Landry and Adcock have long lived in adjoining apartments in downtown Lafayette, hence their complex's moniker "DisGraceland." For Adcock, the band members' distinct, sometimes outsized personalities feed into the music.
"We've always said we've got nine or 10 members, about 25 egos — and only a few livers left among us," he says. "So sometimes shit goes down and gets sideways and you wonder if it's all worth it and if we should keep booking it. But all that bitching and humbug, that's also the tension that causes us to rock and gives an edge — keeps us a bit menacing — the way real rock 'n' roll should be, behind all those sweetheart ballads."
Plant showed his love and command of 1950s R&B and rock 'n' roll with his early 1980s Honeydrippers project; how could he not appreciate an Acadiana band whose members grew up on Phil Phillips' "Sea of Love" and for whom "Good Rockin' at Midnight" is practically a mission statement? Plant was so taken with the band after the Fats Domino tribute sessions that he joined the band at Tipitina's for a surprise 30-minute set where he led the band through swamp pop, blues, and some teases of "Black Dog" and "Whole Lotta Love."
The vocalist has stayed in touch with the band since then, even as he navigated the massive pressure and expectations of the one-off Led Zeppelin reunion concert in London, and mainstream success with his Alison Krauss collaboration. (The two performed at the New Orleans Jazz & Heritage Festival together in 2008.) When Lil' Band o' Gold played Austin's Continental Club last December, Plant was in the audience.
"He's always bringing up old records we could do well together and maybe getting back in [the studio] to cut a few — he's such a band flirt!" jokes Adcock.
Lil' Band o' Gold landed worthy deals for three of its recent projects: a full Fats Domino tribute album, The Lil' Band o' Gold Plays Fats, and its latest album, The Promised Land, with its accompanying documentary film on the band. (The albums are currently available only at shows and as Australian imports.) The film is unreleased, but evokes Les Blank's groundbreaking regional music documentaries. It's a tribute to southwest Louisiana culture and the band's talent and resilience, as Adcock soldiered on to complete the film in the aftermath of executive producer Tarka Cordell's 2008 suicide. That came on the heels of the band's triumphant time with Plant — and perhaps the upcoming tour will help bring The Promised Land full circle.

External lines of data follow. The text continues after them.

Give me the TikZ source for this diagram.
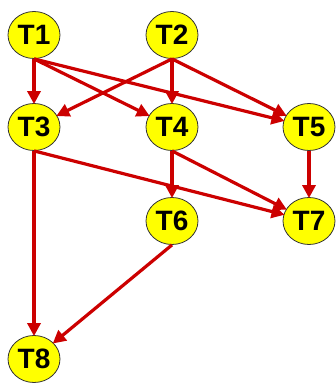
\documentclass[tikz,border=0pt]{standalone}
\usepackage{fontspec}
\setmainfont{Liberation Sans}
\usetikzlibrary{shapes.geometric,arrows.meta}
\definecolor{edgered}{RGB}{204,0,0}
\definecolor{nodeyellow}{RGB}{255,255,0}
\tikzset{
  task/.style={ellipse, draw=black!80, line width=0.8pt, fill=nodeyellow,
    minimum width=52pt, minimum height=47pt, inner sep=0pt,
    font=\fontsize{28}{28}\selectfont\bfseries},
  dep/.style={draw=edgered, line width=3.2pt,
    -{Triangle[length=13pt,width=13pt]}, shorten >=-1pt}
}
\begin{document}
\begin{tikzpicture}[x=1pt,y=-1pt]
\useasboundingbox (0,0) rectangle (335,385);
\node[task] (t1) at (34,35) {T1};
\node[task] (t2) at (172,35) {T2};
\node[task] (t3) at (34,127) {T3};
\node[task] (t4) at (172,127) {T4};
\node[task] (t5) at (309,127) {T5};
\node[task] (t6) at (172,221) {T6};
\node[task] (t7) at (309,221) {T7};
\node[task] (t8) at (34,359) {T8};
\draw[dep] (t1.south) -- (t3);
\draw[dep] (t1.south) -- (t4);
\draw[dep] (t1.south) -- (t5);
\draw[dep] (t2.south) -- (t3);
\draw[dep] (t2.south) -- (t4);
\draw[dep] (t2.south) -- (t5);
\draw[dep] (t3.south) -- (t7);
\draw[dep] (t3.south) -- (t8);
\draw[dep] (t4.south) -- (t6);
\draw[dep] (t4.south) -- (t7);
\draw[dep] (t5.south) -- (t7);
\draw[dep] (t6.south) -- (t8);
\end{tikzpicture}
\end{document}
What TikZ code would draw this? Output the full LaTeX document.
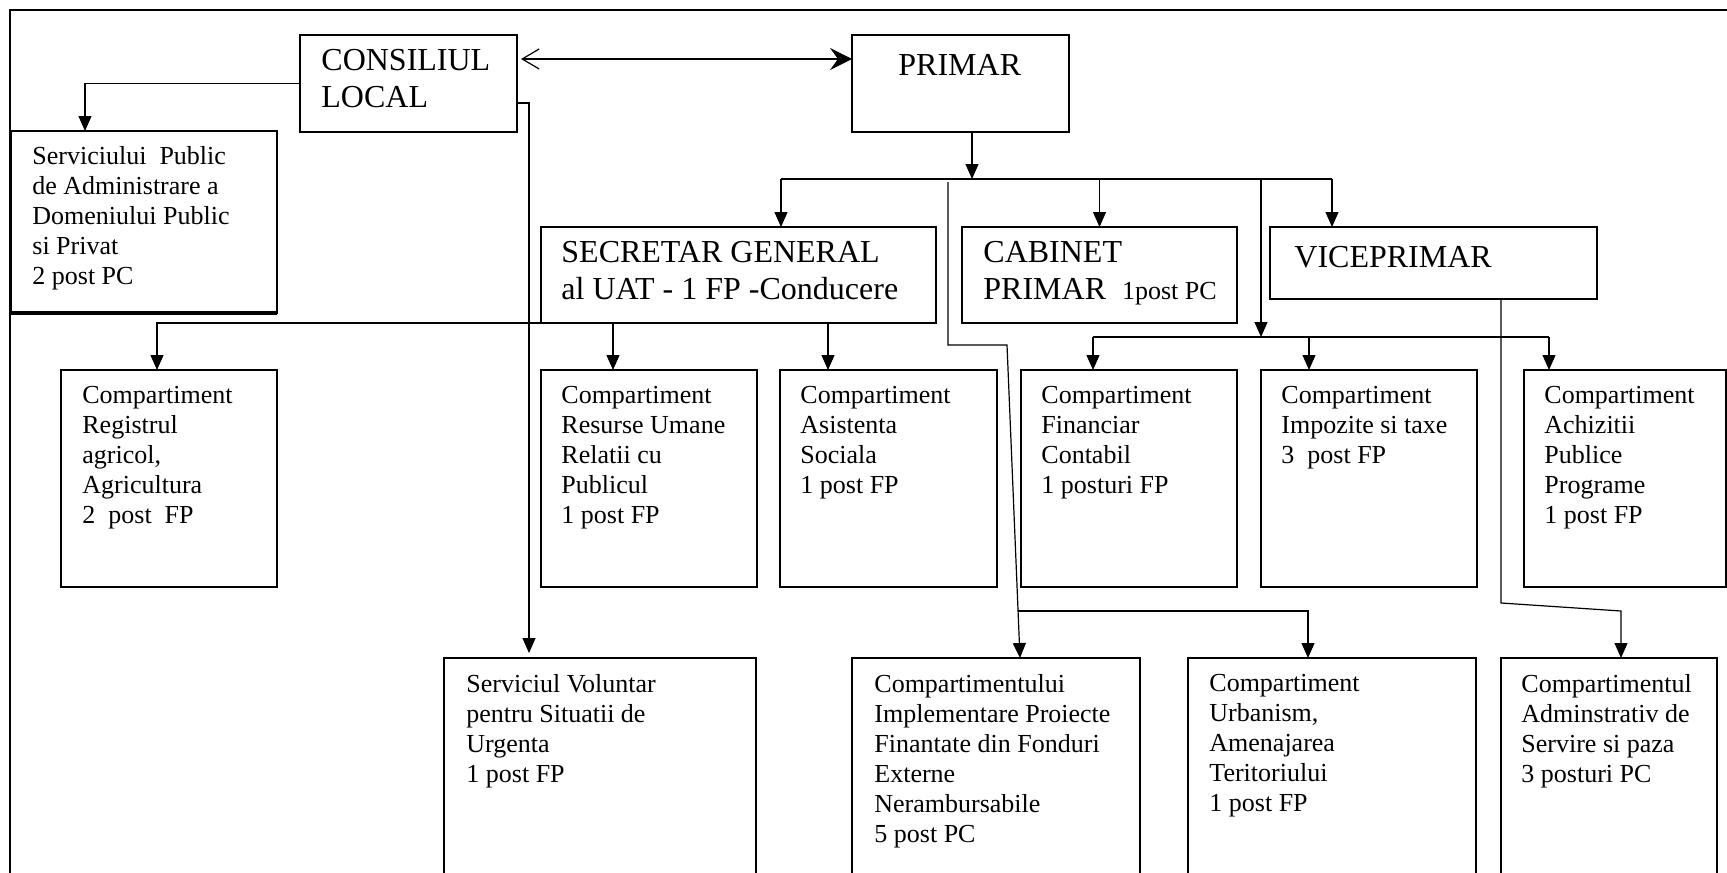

"I'm used to playing folk music and traditional music with my band [The Mamou Playboys]," Riley says. "It's much more of an even-keeled ride. Lil' Band o' Gold is rock 'n' roll, and rock 'n' roll has different rules. This is a roller coaster, and with all the personalities, you just gotta hold on. The lows are lower and the highs are higher, and you just gotta ride it out and keep going."